Tous les Sarcellois, âgés de plus de 18 ans, sans condition de nationalité mais sur simple justification d’une domiciliation dans la ville, pourront répondre à la consultation, y compris ceux qui ne sont pas inscrits sur les listes électorales. Jusqu’au 7 octobre, quatre points d’accueil sont mis à disposition, six la journée du dimanche 9 octobre.

« Je ne me suis jamais sentie en danger « 

Si l’armement des policiers municipaux se fait, leur équipement et leur formation auront un coût. Margarete Rennert, habitante de Sarcelles et retraitée, ne veut pas les payer avec ses impôts. « Je suis absolument contre. On n’arme pas la police gratuitement. Si le oui passe, le jour où on se plaindra de l’augmentation des impôts, on va nous dire, vous l’avez choisi. J’estime que nous ne sommes pas en guerre, contrairement à ce qu’on veut nous faire croire souvent dans les réunions de quartier. J’ai vécu la seconde guerre mondiale. Ce n’est pas notre cas. J’habite Sarcelles depuis près de quarante ans, je ne me suis jamais sentie en danger », précise l’octogénaire, bénévole depuis plus de vingt ans auprès des jeunes notamment les primo-arrivants. « Je trouve ça dangereux pour notre jeunesse. J’ai peur que la police tire sur tout ce qui bouge. Ce n’est pas à nous de prendre cette décision, ce n’est pas de notre ressort. J’ai peur qu’il y ait beaucoup de personnes de mon âge qui disent oui sans vraiment connaître les conséquences. Et puis nous sommes à Sarcelles, l’abstention est énorme », précise Margarete, qui a officié dans un bureau de vote pendant vingt ans.

Collectif contre le port d’armes

C’est cette crainte de l’abstention qui est à l’origine de la formation d’un collectif de citoyens de Sarcellois défavorables au port d’armes. « Le taux d’abstention est déjà conséquent dans les élections à Sarcelles, notamment dans les quartiers populaires, alors une concertation citoyenne… « , explique une membre du collectif. Une dizaine d’habitants a écrit un texte qu’ils ont partagé sur les réseaux sociaux. « Nous allons aussi imprimer des tracts pour mobiliser les gens toute la semaine », promet une membre du collectif. Dans ce texte, on rappelle aussi les rôles des polices municipale et nationale. On dit aussi qu’on pourrait mettre ces financements ailleurs que dans l’armement, mais dans la prévention, l’éducation et la médiation », poursuit-elle.

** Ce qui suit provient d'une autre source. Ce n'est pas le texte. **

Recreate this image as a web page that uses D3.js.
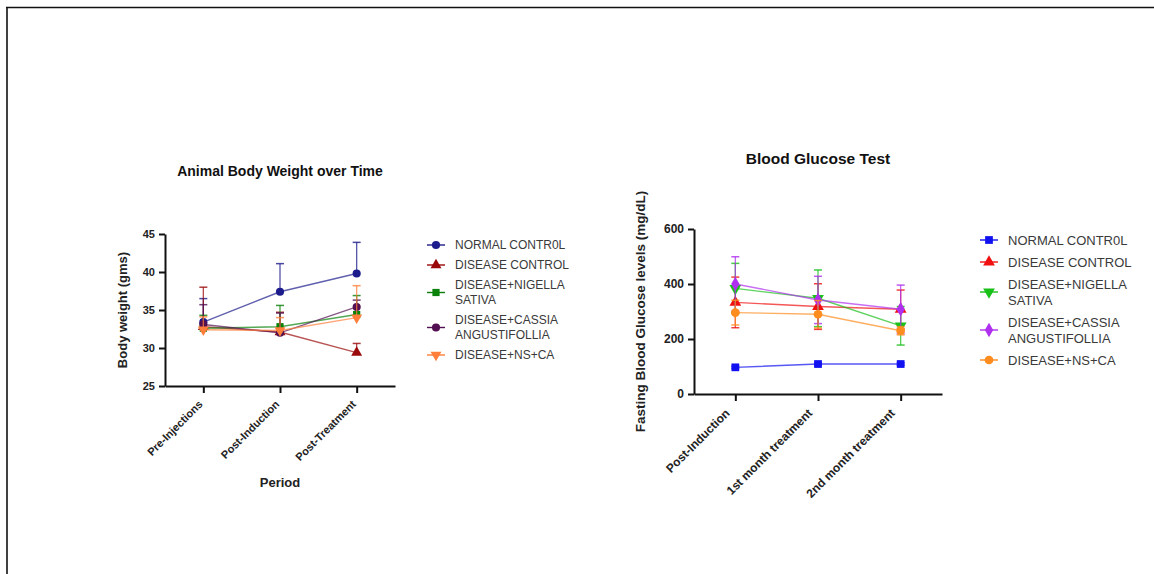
<!DOCTYPE html>
<html>
<head>
<meta charset="utf-8">
<script src="https://cdn.jsdelivr.net/npm/d3@7"></script>
<style>
  body { margin: 0; background: #fff; }
  svg text { font-family: Arial, "Liberation Sans", sans-serif; }
  .tick text { font-weight: bold; fill: #222; }
  .axis path, .axis line { stroke: #111; stroke-width: 2; }
  .legendText { fill: #3a3a3a; }
</style>
</head>
<body>
<svg id="chart" width="1154" height="574"></svg>
<script>
// ---- data ----
var groupNames = ["NORMAL CONTR0L", "DISEASE CONTROL", "DISEASE+NIGELLA SATIVA",
                  "DISEASE+CASSIA ANGUSTIFOLLIA", "DISEASE+NS+CA"];

// body weight chart
var bwPeriods = ["Pre-Injections", "Post-Induction", "Post-Treatment"];
var bwTicks = [25, 30, 35, 40, 45];
var bwMeans = [
  [33.4, 37.4, 39.8],
  [32.8, 32.1, 29.4],
  [32.6, 32.8, 34.4],
  [33.1, 32.0, 35.4],
  [32.4, 32.3, 34.0]
];
var bwErrors = [
  [3.1, 3.7, 4.1],
  [5.2, 2.6, 1.2],
  [1.7, 2.8, 2.5],
  [2.6, 2.6, 0.9],
  [1.7, 1.7, 4.2]
];

// blood glucose chart
var bgPeriods = ["Post-Induction", "1st month treatment", "2nd month treatment"];
var bgTicks = [0, 200, 400, 600];
var bgMeans = [
  [97, 109, 109],
  [333, 318, 308],
  [384, 348, 248],
  [400, 342, 308],
  [296, 290, 230]
];
var bgErrors = [
  [4, 4, 4],
  [92, 83, 70],
  [91, 103, 70],
  [99, 86, 88],
  [45, 50, 15]
];

// ---- styles ----
var bwColors = ["#1c1c8c", "#9b0a0a", "#0a820a", "#521052", "#ff7f3a"];
var bwShapes = ["circle", "triangle", "square", "circle", "down"];
var bgColors = ["#1010f0", "#f01010", "#18c018", "#b030f0", "#ff8c1e"];
var bgShapes = ["square", "triangle", "down", "diamond", "circle"];

var svg = d3.select("#chart");

// page border like the original screenshot
svg.append("line").attr("x1", 6).attr("x2", 1154).attr("y1", 7.5).attr("y2", 7.5)
  .attr("stroke", "#111").attr("stroke-width", 1.6);
svg.append("line").attr("x1", 7).attr("x2", 7).attr("y1", 7).attr("y2", 574)
  .attr("stroke", "#111").attr("stroke-width", 1.6);

function symbolPath(shape, size) {
  var type = d3.symbolCircle;
  if (shape == "square") type = d3.symbolSquare;
  else if (shape == "triangle" || shape == "down") type = d3.symbolTriangle;
  else if (shape == "diamond") type = d3.symbolDiamond;
  return d3.symbol().type(type).size(size)();
}

function drawMarker(g, shape, color, x, y, size) {
  g.append("path")
    .attr("d", symbolPath(shape, size))
    .attr("transform", "translate(" + x + "," + y + ")" + (shape == "down" ? " rotate(180)" : ""))
    .attr("fill", color);
}

// measure text so long names break into two lines like the legend does
function wrapLines(label, maxWidth, fontSize) {
  var probe = svg.append("text").style("font-size", fontSize + "px");
  var words = label.split(" ");
  var lines = [], cur = "";
  words.forEach(function(w) {
    var test = cur ? cur + " " + w : w;
    probe.text(test);
    if (probe.node().getComputedTextLength() > maxWidth && cur) {
      lines.push(cur);
      cur = w;
    } else {
      cur = test;
    }
  });
  lines.push(cur);
  probe.remove();
  return lines;
}

/**
 * Draws one line chart with error bars, axes, title and legend
 */
function drawChart(opt) {
  var g = svg.append("g");

  var x = d3.scalePoint().domain(opt.periods).range([opt.left, opt.right]).padding(0.5);
  var y = d3.scaleLinear().domain([opt.ticks[0], opt.ticks[opt.ticks.length - 1]])
    .range([opt.bottom, opt.top]);

  // axes
  var yAxis = g.append("g").attr("class", "axis")
    .attr("transform", "translate(" + opt.left + ",0)")
    .call(d3.axisLeft(y).tickValues(opt.ticks).tickSize(6).tickSizeOuter(0).tickPadding(4));
  yAxis.selectAll("text").style("font-size", opt.tickFont + "px");

  var xAxis = g.append("g").attr("class", "axis")
    .attr("transform", "translate(0," + opt.bottom + ")")
    .call(d3.axisBottom(x).tickSize(7).tickSizeOuter(0));
  xAxis.selectAll("text").remove();

  // rotated category labels
  g.selectAll(".xlab")
    .data(opt.periods)
    .enter()
    .append("text")
    .attr("class", "xlab")
    .attr("text-anchor", "end")
    .attr("transform", function(d) {
      return "translate(" + (x(d) + opt.labDx) + "," + (opt.bottom + opt.labDy) + ") rotate(-45)";
    })
    .style("font-size", opt.tickFont + "px")
    .style("font-weight", "bold")
    .attr("fill", "#222")
    .text(function(d) { return d; });

  // series
  opt.means.forEach(function(vals, i) {
    var color = opt.colors[i];
    var sg = g.append("g");
    // error bars
    vals.forEach(function(v, j) {
      var cx = x(opt.periods[j]);
      var hi = v + opt.errors[i][j];
      var lo = opt.bothSides ? v - opt.errors[i][j] : v;
      sg.append("line").attr("x1", cx).attr("x2", cx).attr("y1", y(lo)).attr("y2", y(hi))
        .attr("stroke", color).attr("stroke-width", 1.3).attr("opacity", 0.75);
      sg.append("line").attr("x1", cx - 4).attr("x2", cx + 4).attr("y1", y(hi)).attr("y2", y(hi))
        .attr("stroke", color).attr("stroke-width", 1.5).attr("opacity", 0.8);
      if (opt.bothSides) {
        sg.append("line").attr("x1", cx - 4).attr("x2", cx + 4).attr("y1", y(lo)).attr("y2", y(lo))
          .attr("stroke", color).attr("stroke-width", 1.5).attr("opacity", 0.8);
      }
    });
    // line
    var line = d3.line()
      .x(function(d, j) { return x(opt.periods[j]); })
      .y(function(d) { return y(d); });
    sg.append("path").datum(vals).attr("d", line)
      .attr("fill", "none").attr("stroke", color).attr("stroke-width", 1.4).attr("opacity", 0.7);
    vals.forEach(function(v, j) {
      drawMarker(sg, opt.shapes[i], color, x(opt.periods[j]), y(v), opt.markerSize);
    });
  });

  // title
  g.append("text")
    .attr("x", (opt.left + opt.right) / 2)
    .attr("y", opt.titleY)
    .attr("text-anchor", "middle")
    .style("font-size", opt.titleFont + "px")
    .style("font-weight", "bold")
    .attr("fill", "#111")
    .text(opt.title);

  // y axis title
  g.append("text")
    .attr("transform", "translate(" + opt.yLabelX + "," + ((opt.top + opt.bottom) / 2) + ") rotate(-90)")
    .attr("text-anchor", "middle")
    .attr("dy", "0.35em")
    .style("font-size", opt.labelFont + "px")
    .style("font-weight", "bold")
    .attr("fill", "#222")
    .text(opt.yLabel);

  if (opt.xLabel) {
    g.append("text")
      .attr("x", (opt.left + opt.right) / 2)
      .attr("y", opt.xLabelY)
      .attr("text-anchor", "middle")
      .style("font-size", opt.labelFont + "px")
      .style("font-weight", "bold")
      .attr("fill", "#222")
      .text(opt.xLabel);
  }

  // legend
  var ly = opt.legendY;
  groupNames.forEach(function(name, i) {
    var lines = wrapLines(name, opt.legendWrap, opt.legendFont);
    var midY = ly + (lines.length - 1) * opt.legendLH / 2;
    var lg = g.append("g");
    lg.append("line")
      .attr("x1", opt.legendX).attr("x2", opt.legendX + 18)
      .attr("y1", midY).attr("y2", midY)
      .attr("stroke", opt.colors[i]).attr("stroke-width", 1.4);
    drawMarker(lg, opt.shapes[i], opt.colors[i], opt.legendX + 9, midY, opt.markerSize);
    lines.forEach(function(t, k) {
      lg.append("text")
        .attr("class", "legendText")
        .attr("x", opt.legendX + 28)
        .attr("y", ly + k * opt.legendLH)
        .attr("dy", "0.35em")
        .style("font-size", opt.legendFont + "px")
        .text(t);
    });
    ly += lines.length * opt.legendLH + opt.legendGap;
  });
}

drawChart({
  periods: bwPeriods, ticks: bwTicks, means: bwMeans, errors: bwErrors,
  colors: bwColors, shapes: bwShapes, bothSides: false,
  left: 165, right: 395, top: 234, bottom: 386,
  tickFont: 11, titleFont: 14, labelFont: 13, markerSize: 52,
  labDx: 0, labDy: 19,
  title: "Animal Body Weight over Time", titleY: 176,
  yLabel: "Body weight (gms)", yLabelX: 122,
  xLabel: "Period", xLabelY: 487,
  legendX: 427, legendY: 245, legendLH: 15, legendGap: 5, legendFont: 12, legendWrap: 125
});

drawChart({
  periods: bgPeriods, ticks: bgTicks, means: bgMeans, errors: bgErrors,
  colors: bgColors, shapes: bgShapes, bothSides: true,
  left: 694, right: 942, top: 229, bottom: 394,
  tickFont: 12, titleFont: 15.5, labelFont: 13.5, markerSize: 60,
  labDx: -5, labDy: 20,
  title: "Blood Glucose Test", titleY: 164,
  yLabel: "Fasting Blood Glucose levels (mg/dL)", yLabelX: 640,
  xLabel: null,
  legendX: 980, legendY: 240, legendLH: 16, legendGap: 6, legendFont: 13, legendWrap: 135
});
</script>
</body>
</html>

« Les armer ne va pas leur permettre d’assurer leur sécurité face à des Kalachnikovs »

Des tracts en faveur du non ont déjà été distribués à la brocante de Sarcelles, sur le marché de Lochères, devant la Poste ces derniers jours. La section du Parti communiste de Sarcelles a imprimé une déclaration disant « NON à l’armement de la police municipale, OUI au renfort des effectifs de police nationale ». « Nous sommes dans un contexte marqué par les attentats, la question du terrorisme pèse lourdement dans les têtes », explique Manuel Alvarez, conseiller municipal PCF de Sarcelles. Ce n’est pas étonnant que les policiers municipaux demandent eux-mêmes à bénéficier d’une arme à feu. Nous y sommes totalement opposés. C’est illusoire de penser qu’une arme à feu règlerait le problème. Le fait de les armer ne va pas leur permettre d’assurer leur sécurité, face à des Kalachnikovs ou à des camions comme à Nice ». Pas question pour Manuel Alvarez de remettre en cause le professionnalisme des policiers municipaux, mais pour lui, l’armement n’est pas une solution aux problèmes de sécurité. « Ce dont on a besoin, c’est le renforcement de la police nationale et une clarification des missions des polices municipales et nationales. Il faut arrêter cette confusion pour les habitants. Le grand risque avec l’armement de la police municipale, c’est une éventuelle diminution des effectifs de la police nationale ». Et de s’insurger : « Ici, c’est d’abord une question d’insécurité sociale qu’il faut régler. Pendant qu’on parle de la police municipale, on ne parle pas de l’essentiel de la vie des gens ».